Desde un imperio desconocido
El crepúsculo | Crítica
Philippe Claudel publica en España ‘El crepúsculo’, una parábola sobre la convivencia entre credos y temperamentos distintos en la que su autor afianza su reputación de sólido contador de historias.

La ficha
El crepúsculo. Philippe Claudel. Traducción de Juan Manuel Salmerón. Salamandra, 2025. 368 páginas. 21,85 euros
En Francia, que forma parte del Primer Mundo intelectual, el escritor es un profesional que no tiene por fuerza que pertenecer a una de esas dos clases antagónicas en que se dividen los escritores de países más menesterosos, la de los multimillonarios y las de los muertos de hambre. Hay una clase media compuesta por autores que artesanalmente desarrollan su carrera atendiendo a sus propios intereses y ritmos, y que van edificando una obra en la que pueden reconocerse, más allá, o más acá, de las tiranías del mercado y los caprichos del público. A menudo, las plumas más interesantes se encuentran dentro de este grupo: novelistas y cuentistas independientes, muchas veces marginales, que atienden a sus propias obsesiones aun cuando estas no coincidan con la de la mesa de novedades y pueden seguir oficiando de eso mismo, de novelistas y cuentistas, sin caer en la indigencia editorial o directamente el silencio. Yo me atrevería a avanzar que Philippe Claudel es uno de ellos.
La literatura francesa de ahora tiene a sus Houellebecqs y sus Lemaitres y sus Modianos, pero también a gente como este modesto lorenés de más de sesenta años, que en los últimos treinta, aparte de sus incursiones en el cine y otros formatos, se ha labrado una reputación más que respetable de contador de historias. Quien haya visitado sus títulos previos, fundamentalmente sus dos mayores éxitos hasta la fecha (todos publicados aquí por Salamandra), Almas grises y El informe de Brodeck, sabrá qué esperar de este El crepúsculo del que hablamos hoy. Los tres relatos, más otros que conforman igualmente la bibliografía del autor, comparten textura y propósitos comunes, por no hablar de caracteres y geografías. En primer lugar, el tiempo: Claudel suele hablarnos desde un pasado en sepia o blanco y negro, sin tubos de escape ni pantallas ni teléfonos móviles (ni teléfonos en general), en un vago limbo entre las guerras que desgarraron el siglo pasado, o quizá en el albor de ese mismo siglo. Y también el espacio: tediosas ciudades de interior, aisladas del gran mundo por colinas y ríos y rutinas atávicas, donde la vida discurre con la precisión y la pereza del viejo reloj del campanario. En esas coordenadas, asistimos a dramas íntimos, triviales, en medio de una atención sobresaliente a la naturaleza, los árboles y las aves, los cambios de estación y las profesiones que todavía conservan el tacto de la tierra y el mimbre.
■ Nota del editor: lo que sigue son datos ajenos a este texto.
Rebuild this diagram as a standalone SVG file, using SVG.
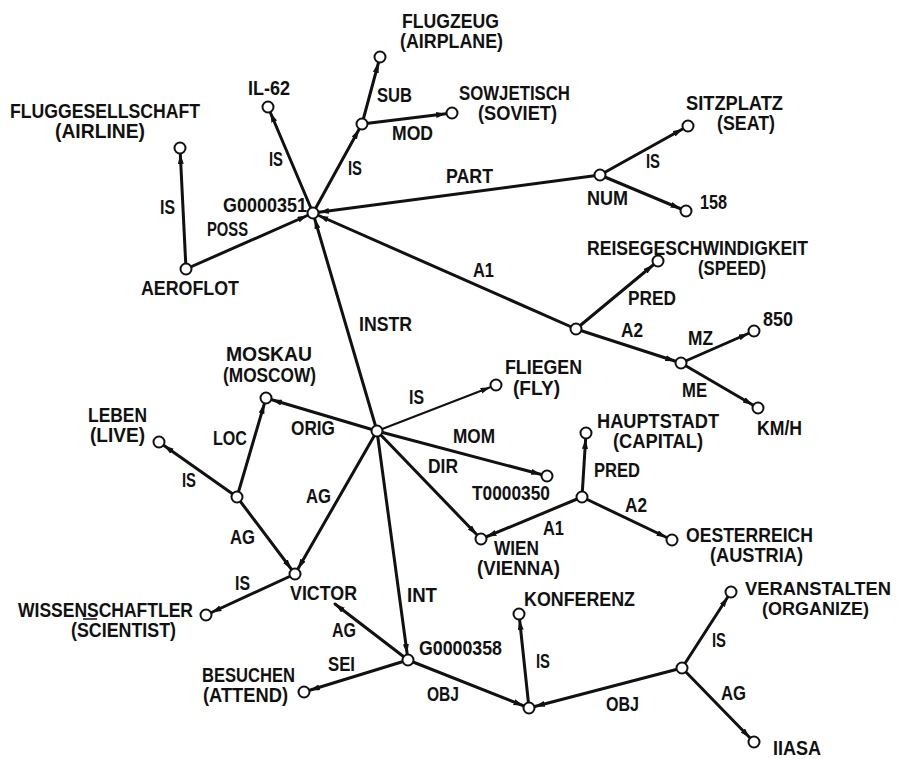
<svg xmlns="http://www.w3.org/2000/svg" width="901" height="759" viewBox="0 0 901 759">
  <style>
    .edge { stroke: #111; stroke-width: 3; fill: none; stroke-linecap: round; marker-end: url(#arrow); }
    .thin { stroke-width: 2; }
    .tip { marker-end: url(#arrowTip); }
    .node circle { fill: #fff; stroke: #111; stroke-width: 2; }
    text { font-family: "Liberation Sans", Arial, sans-serif; font-weight: bold; font-size: 20px; fill: #111; }
    .sm { font-size: 18px; }
  </style>
  <defs>
    <marker id="arrow" markerUnits="userSpaceOnUse" markerWidth="18" markerHeight="8" refX="16" refY="3" orient="auto">
      <path d="M0,0 L10,3 L0,6 z" fill="#111"/>
    </marker>
    <marker id="arrowTip" markerUnits="userSpaceOnUse" markerWidth="12" markerHeight="8" refX="10" refY="3" orient="auto">
      <path d="M0,0 L10,3 L0,6 z" fill="#111"/>
    </marker>
  </defs>
  <rect width="901" height="759" fill="#fff"/>

  <!-- relations -->
  <g id="connectors">
    <line class="edge" x1="313" y1="213" x2="268" y2="107"/>
    <line class="edge" x1="186" y1="269" x2="180" y2="148"/>
    <line class="edge" x1="186" y1="269" x2="313" y2="213"/>
    <line class="edge" x1="313" y1="213" x2="362" y2="124"/>
    <line class="edge" x1="362" y1="124" x2="380" y2="57"/>
    <line class="edge" x1="362" y1="124" x2="452" y2="113"/>
    <line class="edge" x1="600" y1="175" x2="313" y2="213"/>
    <line class="edge" x1="600" y1="175" x2="688" y2="126"/>
    <line class="edge" x1="600" y1="175" x2="686" y2="211"/>
    <line class="edge" x1="576" y1="329" x2="313" y2="213"/>
    <line class="edge" x1="576" y1="329" x2="658" y2="261"/>
    <line class="edge" x1="576" y1="329" x2="681" y2="363"/>
    <line class="edge" x1="681" y1="363" x2="754" y2="331"/>
    <line class="edge" x1="681" y1="363" x2="758" y2="408"/>
    <line class="edge" x1="377" y1="431" x2="313" y2="213"/>
    <line class="edge thin" x1="377" y1="431" x2="496" y2="385"/>
    <line class="edge" x1="377" y1="431" x2="547" y2="476"/>
    <line class="edge" x1="377" y1="431" x2="481" y2="539"/>
    <line class="edge" x1="377" y1="431" x2="266" y2="398"/>
    <line class="edge" x1="377" y1="431" x2="295" y2="574"/>
    <line class="edge" x1="377" y1="431" x2="408" y2="660"/>
    <line class="edge" x1="237" y1="497" x2="159" y2="442"/>
    <line class="edge" x1="237" y1="497" x2="266" y2="398"/>
    <line class="edge" x1="237" y1="497" x2="295" y2="574"/>
    <line class="edge" x1="295" y1="574" x2="206" y2="615"/>
    <line class="edge tip" x1="408" y1="660" x2="335" y2="604"/>
    <line class="edge" x1="408" y1="660" x2="304" y2="692"/>
    <line class="edge" x1="408" y1="660" x2="529" y2="708"/>
    <line class="edge" x1="682" y1="668" x2="529" y2="708"/>
    <line class="edge" x1="529" y1="708" x2="519" y2="614"/>
    <line class="edge" x1="682" y1="668" x2="731" y2="592"/>
    <line class="edge" x1="682" y1="668" x2="754" y2="742"/>
    <line class="edge" x1="582" y1="497" x2="586" y2="433"/>
    <line class="edge" x1="582" y1="497" x2="481" y2="539"/>
    <line class="edge" x1="582" y1="497" x2="672" y2="540"/>
  </g>

  <!-- relation labels -->
  <g id="edge-labels">
    <text x="160" y="214" textLength="15" lengthAdjust="spacingAndGlyphs">IS</text>
    <text x="269" y="166" textLength="14" lengthAdjust="spacingAndGlyphs">IS</text>
    <text x="207" y="236" textLength="41" lengthAdjust="spacingAndGlyphs">POSS</text>
    <text x="377" y="102" textLength="35" lengthAdjust="spacingAndGlyphs">SUB</text>
    <text x="392" y="140" textLength="41" lengthAdjust="spacingAndGlyphs">MOD</text>
    <text x="348" y="175" textLength="14" lengthAdjust="spacingAndGlyphs">IS</text>
    <text x="446" y="183" textLength="47" lengthAdjust="spacingAndGlyphs">PART</text>
    <text x="646" y="168" textLength="14" lengthAdjust="spacingAndGlyphs">IS</text>
    <text x="628" y="305" textLength="48" lengthAdjust="spacingAndGlyphs">PRED</text>
    <text x="473" y="277" textLength="21" lengthAdjust="spacingAndGlyphs">A1</text>
    <text x="621" y="337" textLength="22" lengthAdjust="spacingAndGlyphs">A2</text>
    <text x="688" y="345" textLength="25" lengthAdjust="spacingAndGlyphs">MZ</text>
    <text x="682" y="397" textLength="25" lengthAdjust="spacingAndGlyphs">ME</text>
    <text x="359" y="331" textLength="53" lengthAdjust="spacingAndGlyphs">INSTR</text>
    <text x="409" y="404" textLength="15" lengthAdjust="spacingAndGlyphs">IS</text>
    <text x="291" y="435" textLength="44" lengthAdjust="spacingAndGlyphs">ORIG</text>
    <text x="453" y="443" textLength="42" lengthAdjust="spacingAndGlyphs">MOM</text>
    <text x="428" y="473" textLength="30" lengthAdjust="spacingAndGlyphs">DIR</text>
    <text x="594" y="477" textLength="46" lengthAdjust="spacingAndGlyphs">PRED</text>
    <text x="213" y="445" textLength="34" lengthAdjust="spacingAndGlyphs">LOC</text>
    <text x="182" y="487" textLength="14" lengthAdjust="spacingAndGlyphs">IS</text>
    <text x="306" y="503" textLength="25" lengthAdjust="spacingAndGlyphs">AG</text>
    <text x="543" y="535" textLength="21" lengthAdjust="spacingAndGlyphs">A1</text>
    <text x="625" y="512" textLength="22" lengthAdjust="spacingAndGlyphs">A2</text>
    <text x="230" y="544" textLength="25" lengthAdjust="spacingAndGlyphs">AG</text>
    <text x="235" y="590" textLength="15" lengthAdjust="spacingAndGlyphs">IS</text>
    <text x="407" y="602" textLength="30" lengthAdjust="spacingAndGlyphs">INT</text>
    <text x="332" y="637" textLength="24" lengthAdjust="spacingAndGlyphs">AG</text>
    <text x="328" y="671" textLength="27" lengthAdjust="spacingAndGlyphs">SEI</text>
    <text x="536" y="668" textLength="14" lengthAdjust="spacingAndGlyphs">IS</text>
    <text x="427" y="701" textLength="32" lengthAdjust="spacingAndGlyphs">OBJ</text>
    <text x="606" y="711" textLength="33" lengthAdjust="spacingAndGlyphs">OBJ</text>
    <text x="712" y="647" textLength="14" lengthAdjust="spacingAndGlyphs">IS</text>
    <text x="721" y="700" textLength="25" lengthAdjust="spacingAndGlyphs">AG</text>
  </g>

  <!-- concept nodes -->
  <g id="g0000351" class="node"><circle cx="313" cy="213" r="5.5"/><text x="223" y="212" textLength="84" lengthAdjust="spacingAndGlyphs">G0000351</text></g>
  <g id="il62" class="node"><circle cx="268" cy="107" r="5.5"/><text x="248" y="95" textLength="42" lengthAdjust="spacingAndGlyphs">IL-62</text></g>
  <g id="fluggesellschaft" class="node"><circle cx="180" cy="148" r="5.5"/><text x="10" y="118" textLength="190" lengthAdjust="spacingAndGlyphs">FLUGGESELLSCHAFT</text><text x="55" y="138" textLength="90" lengthAdjust="spacingAndGlyphs">(AIRLINE)</text></g>
  <g id="aeroflot" class="node"><circle cx="186" cy="269" r="5.5"/><text x="141" y="295" textLength="98" lengthAdjust="spacingAndGlyphs">AEROFLOT</text></g>
  <g id="airplane-type" class="node"><circle cx="362" cy="124" r="5.5"/></g>
  <g id="flugzeug" class="node"><circle cx="380" cy="57" r="5.5"/><text x="402" y="28" textLength="97" lengthAdjust="spacingAndGlyphs">FLUGZEUG</text><text x="400" y="48" textLength="103" lengthAdjust="spacingAndGlyphs">(AIRPLANE)</text></g>
  <g id="sowjetisch" class="node"><circle cx="452" cy="113" r="5.5"/><text x="459" y="100" textLength="111" lengthAdjust="spacingAndGlyphs">SOWJETISCH</text><text x="478" y="120" textLength="79" lengthAdjust="spacingAndGlyphs">(SOVIET)</text></g>
  <g id="num" class="node"><circle cx="600" cy="175" r="5.5"/><text x="587" y="205" textLength="41" lengthAdjust="spacingAndGlyphs">NUM</text></g>
  <g id="sitzplatz" class="node"><circle cx="688" cy="126" r="5.5"/><text x="686" y="110" textLength="97" lengthAdjust="spacingAndGlyphs">SITZPLATZ</text><text x="717" y="130" textLength="58" lengthAdjust="spacingAndGlyphs">(SEAT)</text></g>
  <g id="n158" class="node"><circle cx="686" cy="211" r="5.5"/><text x="700" y="209" textLength="27" lengthAdjust="spacingAndGlyphs">158</text></g>
  <g id="speed-value" class="node"><circle cx="576" cy="329" r="5.5"/></g>
  <g id="reisegeschwindigkeit" class="node"><circle cx="658" cy="261" r="5.5"/><text x="587" y="255" textLength="221" lengthAdjust="spacingAndGlyphs">REISEGESCHWINDIGKEIT</text><text x="698" y="275" textLength="68" lengthAdjust="spacingAndGlyphs">(SPEED)</text></g>
  <g id="measure" class="node"><circle cx="681" cy="363" r="5.5"/></g>
  <g id="n850" class="node"><circle cx="754" cy="331" r="5.5"/><text x="763" y="326" textLength="30" lengthAdjust="spacingAndGlyphs">850</text></g>
  <g id="kmh" class="node"><circle cx="758" cy="408" r="5.5"/><text x="757" y="435" textLength="45" lengthAdjust="spacingAndGlyphs">KM/H</text></g>
  <g id="flight-event" class="node"><circle cx="377" cy="431" r="5.5"/></g>
  <g id="fliegen" class="node"><circle cx="496" cy="385" r="5.5"/><text x="505" y="374" textLength="77" lengthAdjust="spacingAndGlyphs">FLIEGEN</text><text x="513" y="395" textLength="47" lengthAdjust="spacingAndGlyphs">(FLY)</text></g>
  <g id="t0000350" class="node"><circle cx="547" cy="476" r="5.5"/><text x="472" y="500" textLength="78" lengthAdjust="spacingAndGlyphs">T0000350</text></g>
  <g id="hauptstadt" class="node"><circle cx="586" cy="433" r="5.5"/><text x="597" y="428" textLength="122" lengthAdjust="spacingAndGlyphs">HAUPTSTADT</text><text x="613" y="448" textLength="90" lengthAdjust="spacingAndGlyphs">(CAPITAL)</text></g>
  <g id="capital-of" class="node"><circle cx="582" cy="497" r="5.5"/></g>
  <g id="wien" class="node"><circle cx="481" cy="539" r="5.5"/><text x="494" y="555" textLength="45" lengthAdjust="spacingAndGlyphs">WIEN</text><text x="477" y="575" textLength="83" lengthAdjust="spacingAndGlyphs">(VIENNA)</text></g>
  <g id="oesterreich" class="node"><circle cx="672" cy="540" r="5.5"/><text x="686" y="542" textLength="127" lengthAdjust="spacingAndGlyphs">OESTERREICH</text><text x="710" y="562" textLength="93" lengthAdjust="spacingAndGlyphs">(AUSTRIA)</text></g>
  <g id="moskau" class="node"><circle cx="266" cy="398" r="5.5"/><text x="226" y="361" textLength="86" lengthAdjust="spacingAndGlyphs">MOSKAU</text><text x="223" y="382" textLength="93" lengthAdjust="spacingAndGlyphs">(MOSCOW)</text></g>
  <g id="leben" class="node"><circle cx="159" cy="442" r="5.5"/><text x="88" y="422" textLength="59" lengthAdjust="spacingAndGlyphs">LEBEN</text><text x="90" y="442" textLength="55" lengthAdjust="spacingAndGlyphs">(LIVE)</text></g>
  <g id="living" class="node"><circle cx="237" cy="497" r="5.5"/></g>
  <g id="victor" class="node"><circle cx="295" cy="574" r="5.5"/><text x="290" y="600" textLength="67" lengthAdjust="spacingAndGlyphs">VICTOR</text></g>
  <g id="wissenschaftler" class="node"><circle cx="206" cy="615" r="5.5"/><text x="18" y="617" textLength="175" lengthAdjust="spacingAndGlyphs">WISSENSCHAFTLER</text><text x="71" y="637" textLength="105" lengthAdjust="spacingAndGlyphs">(SCIENTIST)</text><line x1="83" y1="619" x2="97" y2="619" stroke="#111" stroke-width="1.5"/></g>
  <g id="g0000358" class="node"><circle cx="408" cy="660" r="5.5"/><text x="419" y="655" textLength="83" lengthAdjust="spacingAndGlyphs">G0000358</text></g>
  <g id="besuchen" class="node"><circle cx="304" cy="692" r="5.5"/><text x="202" y="682" textLength="93" lengthAdjust="spacingAndGlyphs">BESUCHEN</text><text x="203" y="702" textLength="85" lengthAdjust="spacingAndGlyphs">(ATTEND)</text></g>
  <g id="konferenz" class="node"><circle cx="519" cy="614" r="5.5"/><text x="524" y="606" textLength="111" lengthAdjust="spacingAndGlyphs">KONFERENZ</text></g>
  <g id="conference" class="node"><circle cx="529" cy="708" r="5.5"/></g>
  <g id="organizing" class="node"><circle cx="682" cy="668" r="5.5"/></g>
  <g id="veranstalten" class="node"><circle cx="731" cy="592" r="5.5"/><text class="sm" x="745" y="595" textLength="146" lengthAdjust="spacingAndGlyphs">VERANSTALTEN</text><text class="sm" x="762" y="615" textLength="107" lengthAdjust="spacingAndGlyphs">(ORGANIZE)</text></g>
  <g id="iiasa" class="node"><circle cx="754" cy="742" r="5.5"/><text x="773" y="755" textLength="48" lengthAdjust="spacingAndGlyphs">IIASA</text></g>
</svg>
Con Claudel nos hallamos ante uno de los mayores prosistas del francés actual
Igual que en otros de los títulos que acabo de mencionar, el desencadenante de la acción en El crepúsculo es un crimen: peaje de Claudel a la literatura masiva que, supongo, busca así captar a una mayor cantidad de lectores potenciales. Pero, aunque muy dentro del cuento haya un débil esqueleto policíaco, la carne y la sangre son más bien de otros géneros: asistimos aquí a una parábola sobre el sentido de la convivencia entre sociedades, credos y temperamentos distintos, encarnados en personajes trazados con un esmero que los convierte de inmediato en individuos fácilmente reconocibles. Si bien desde cierto ángulo podría considerarse el drama personal del capitán Nourio, esquinado en un pueblo gris de un imperio desconocido al final de un siglo que ya cubrió el polvo, la novela pronto se abre a otras criaturas (su ayudante, el bondadoso y estúpido Baraj, la joven indigente Lémia, el nobilísimo y altivo margrave Özle) hasta volverse un argumento coral que, más que detenerse en la biografía de ninguna de ellas, prefiere el ojo distraído, impersonal, del moralista o el sociólogo. En las mezquitas calcinadas y los inocentes sometidos a suplicio, el lector al tanto de la actualidad reconocerá tal vez una denuncia o un aviso.
Pero, también como en el resto de novelas anteriores, lo más admirable de El crepúsculo son seguramente sus frases: descripciones nítidas, retratos traslúcidos de hombres, mañanas, terrores y presagios, que, siempre con la colaboración de ese excelente traductor que es Juan Manuel Salmerón, nos hacen comprender que nos hallamos (y esto es mucho) ante uno de los mayores prosistas del francés actual.